3. Avoidance of probate costs
Avoid attorney fees (typically about $2,500 in a simple probate and much more when there is a dispute over the assets or who the personal representative is).
- Avoid personal representative’s fees (the personal representative may take 2 percent of the estate).
- Avoid trips to the courthouse and time and expense of filing papers.
4. Saved time
Trust administration is typically less time-consuming than probate, so your beneficiaries will receive your assets more promptly.
5. Simpler estate tax planning
When all of a couple’s assets are held in a single trust, funding a credit shelter trust (family trust) is much easier.
6. Protection for children of a previous marriage
A revocable living trust can save assets from being transferred to the family of a second spouse. When a surviving spouse remarries, the assets that were meant for the family of the deceased spouse may inadvertently be transferred to the survivor’s second spouse, then to his/her family. A revocable living trust can include provisions for a credit shelter trust, which will avoid this.

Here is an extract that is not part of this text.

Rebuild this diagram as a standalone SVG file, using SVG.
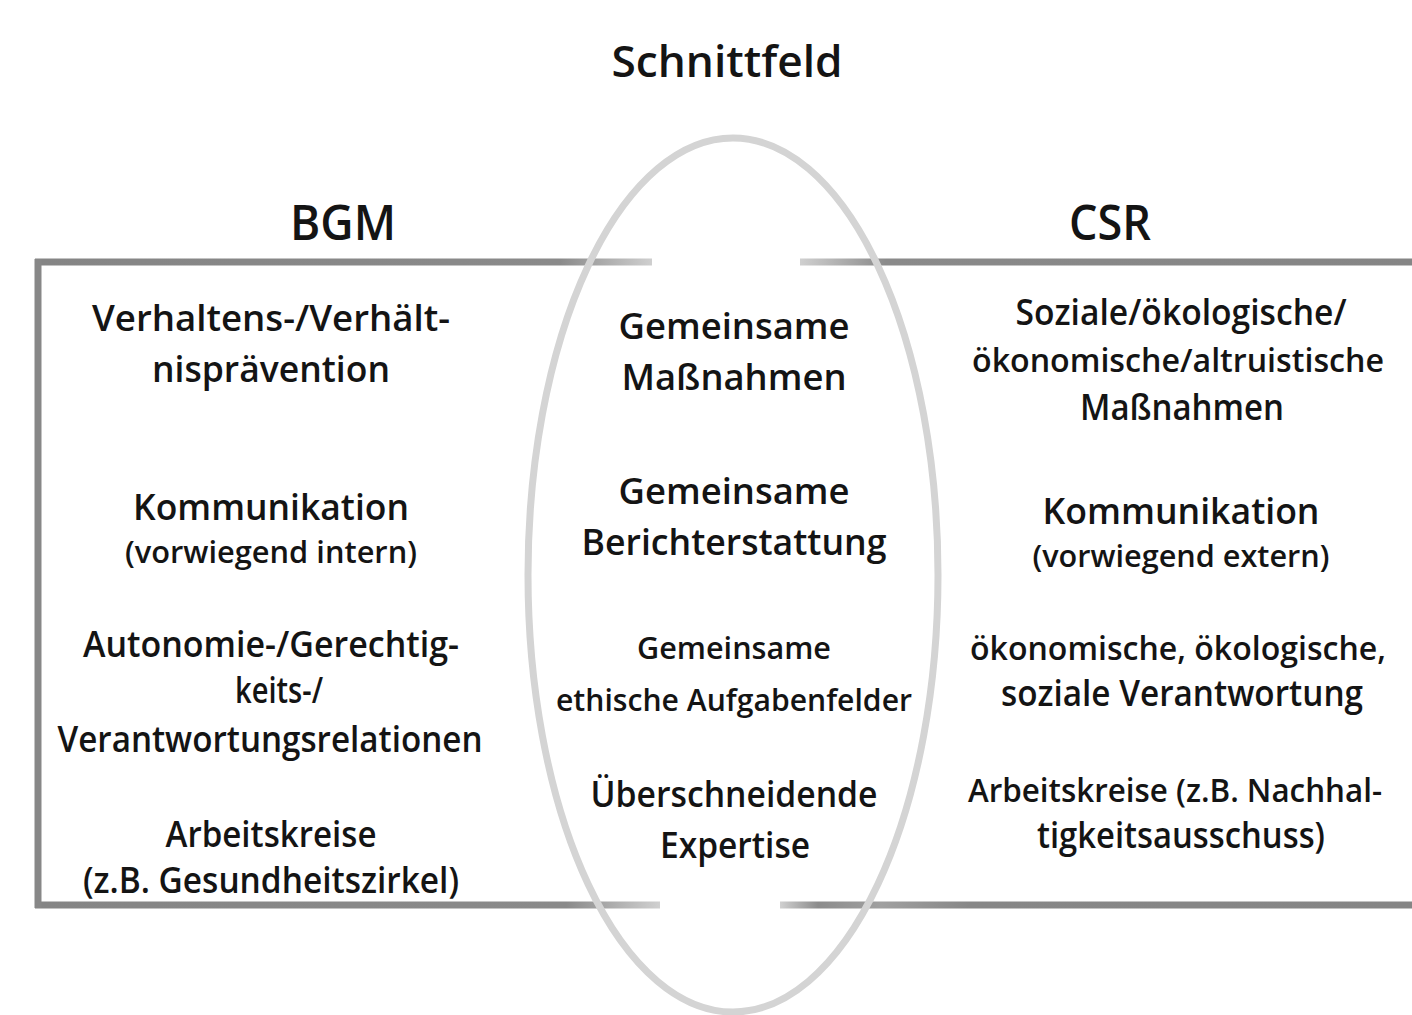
<svg xmlns="http://www.w3.org/2000/svg" width="1412" height="1015" viewBox="0 0 1412 1015">
<defs>
<style>
text{font-family:"Open Sans","Noto Sans","Liberation Sans",sans-serif;fill:#141414;text-anchor:middle;font-weight:600}
.h{font-size:48px}
.t{font-size:44px}
.b{font-size:36px}
.n{font-size:33px}
.s{font-size:31px}
.bar{stroke-width:7;fill:none}
</style>
<linearGradient id="gTL" gradientUnits="userSpaceOnUse" x1="35" y1="0" x2="652" y2="0">
<stop offset="0" stop-color="#858585"/><stop offset="0.85" stop-color="#8a8a8a"/><stop offset="1" stop-color="#cfcfcf"/>
</linearGradient>
<linearGradient id="gTR" gradientUnits="userSpaceOnUse" x1="800" y1="0" x2="1412" y2="0">
<stop offset="0" stop-color="#d0d0d0"/><stop offset="0.14" stop-color="#8a8a8a"/><stop offset="1" stop-color="#858585"/>
</linearGradient>
<linearGradient id="gBL" gradientUnits="userSpaceOnUse" x1="35" y1="0" x2="660" y2="0">
<stop offset="0" stop-color="#858585"/><stop offset="0.85" stop-color="#8a8a8a"/><stop offset="1" stop-color="#d0d0d0"/>
</linearGradient>
<linearGradient id="gBR" gradientUnits="userSpaceOnUse" x1="780" y1="0" x2="1412" y2="0">
<stop offset="0" stop-color="#d0d0d0"/><stop offset="0.06" stop-color="#8c8c8c"/><stop offset="0.16" stop-color="#a0a0a0"/><stop offset="0.3" stop-color="#878787"/><stop offset="1" stop-color="#858585"/>
</linearGradient>
</defs>
<rect width="1412" height="1015" fill="#ffffff"/>

<g id="connectors">
<line class="bar" x1="35" y1="262" x2="652" y2="262" stroke="url(#gTL)"/>
<line class="bar" x1="800" y1="262" x2="1412" y2="262" stroke="url(#gTR)"/>
<line class="bar" x1="35" y1="905" x2="660" y2="905" stroke="url(#gBL)"/>
<line class="bar" x1="780" y1="905" x2="1412" y2="905" stroke="url(#gBR)"/>
<line class="bar" x1="38" y1="259" x2="38" y2="908" stroke="#878787"/>
</g>

<g id="schnittfeld-ellipse">
<ellipse cx="733" cy="575" rx="205" ry="437" fill="none" stroke="#d4d4d4" stroke-width="7"/>
</g>

<g id="title">
<text class="t" x="727" y="77" textLength="231" lengthAdjust="spacingAndGlyphs">Schnittfeld</text>
</g>

<g id="bgm">
<text class="h" x="343" y="240" textLength="106" lengthAdjust="spacingAndGlyphs">BGM</text>
<text class="b" x="271" y="331" textLength="358" lengthAdjust="spacingAndGlyphs">Verhaltens-/Verhält-</text>
<text class="b" x="271" y="382" textLength="238" lengthAdjust="spacingAndGlyphs">nisprävention</text>
<text class="b" x="271" y="520" textLength="276" lengthAdjust="spacingAndGlyphs">Kommunikation</text>
<text class="s" x="271" y="563" textLength="292" lengthAdjust="spacingAndGlyphs">(vorwiegend intern)</text>
<text class="b" x="271" y="657" textLength="376" lengthAdjust="spacingAndGlyphs">Autonomie-/Gerechtig-</text>
<text class="b" x="279" y="703" textLength="88" lengthAdjust="spacingAndGlyphs">keits-/</text>
<text class="b" x="270" y="752" textLength="425" lengthAdjust="spacingAndGlyphs">Verantwortungsrelationen</text>
<text class="b" x="271" y="847" textLength="211" lengthAdjust="spacingAndGlyphs">Arbeitskreise</text>
<text class="b" x="271" y="893" textLength="376" lengthAdjust="spacingAndGlyphs">(z.B. Gesundheitszirkel)</text>
</g>

<g id="schnittfeld">
<text class="b" x="734" y="339" textLength="231" lengthAdjust="spacingAndGlyphs">Gemeinsame</text>
<text class="b" x="734" y="390" textLength="225" lengthAdjust="spacingAndGlyphs">Maßnahmen</text>
<text class="b" x="734" y="504" textLength="231" lengthAdjust="spacingAndGlyphs">Gemeinsame</text>
<text class="b" x="734" y="555" textLength="305" lengthAdjust="spacingAndGlyphs">Berichterstattung</text>
<text class="s" x="734" y="659" textLength="194" lengthAdjust="spacingAndGlyphs">Gemeinsame</text>
<text class="s" x="734" y="711" textLength="356" lengthAdjust="spacingAndGlyphs">ethische Aufgabenfelder</text>
<text class="b" x="734" y="807" textLength="287" lengthAdjust="spacingAndGlyphs">Überschneidende</text>
<text class="b" x="735" y="858" textLength="150" lengthAdjust="spacingAndGlyphs">Expertise</text>
</g>

<g id="csr">
<text class="h" x="1110" y="240" textLength="82" lengthAdjust="spacingAndGlyphs">CSR</text>
<text class="b" x="1181" y="325" textLength="331" lengthAdjust="spacingAndGlyphs">Soziale/ökologische/</text>
<text class="n" x="1178" y="372" textLength="412" lengthAdjust="spacingAndGlyphs">ökonomische/altruistische</text>
<text class="b" x="1182" y="420" textLength="204" lengthAdjust="spacingAndGlyphs">Maßnahmen</text>
<text class="b" x="1181" y="524" textLength="277" lengthAdjust="spacingAndGlyphs">Kommunikation</text>
<text class="s" x="1181" y="567" textLength="297" lengthAdjust="spacingAndGlyphs">(vorwiegend extern)</text>
<text class="n" x="1178" y="660" textLength="416" lengthAdjust="spacingAndGlyphs">ökonomische, ökologische,</text>
<text class="b" x="1182" y="706" textLength="362" lengthAdjust="spacingAndGlyphs">soziale Verantwortung</text>
<text class="n" x="1175" y="802" textLength="414" lengthAdjust="spacingAndGlyphs">Arbeitskreise (z.B. Nachhal-</text>
<text class="b" x="1181" y="848" textLength="288" lengthAdjust="spacingAndGlyphs">tigkeitsausschuss)</text>
</g>
</svg>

7. Assets saved from the surviving spouse’s creditors
Using a credit shelter trust can save assets from the surviving spouse’s creditors, when certain rules are followed.
8. Administration of property in several states with one document
A trust avoids the costly “ancillary probate” proceedings that are required when estate property is located in more than one state.
9. Expertise of institutional trustees to manage assets
10. Quicker delivery of assets to beneficiaries
11. Powers of attorney are not always honored, whereas trusts must be.
Disadvantages Of Revocable Living Trusts
- No date-specific cutoff of creditors’ claims. (In probate, there is a cutoff date after which creditors may not pursue the estate for debts.)
- Upfront costs (cost of setting up a trust) are greater than the costs of creating a simple will.
- Trusts must be funded to get the maximum benefit from them, and that takes time and attention.
- There is some maintenance required such as ensuring that future purchases, inheritances, etc., are placed in the trust.
- There are some expenses involved in after-death administration, though not as many as for a probate.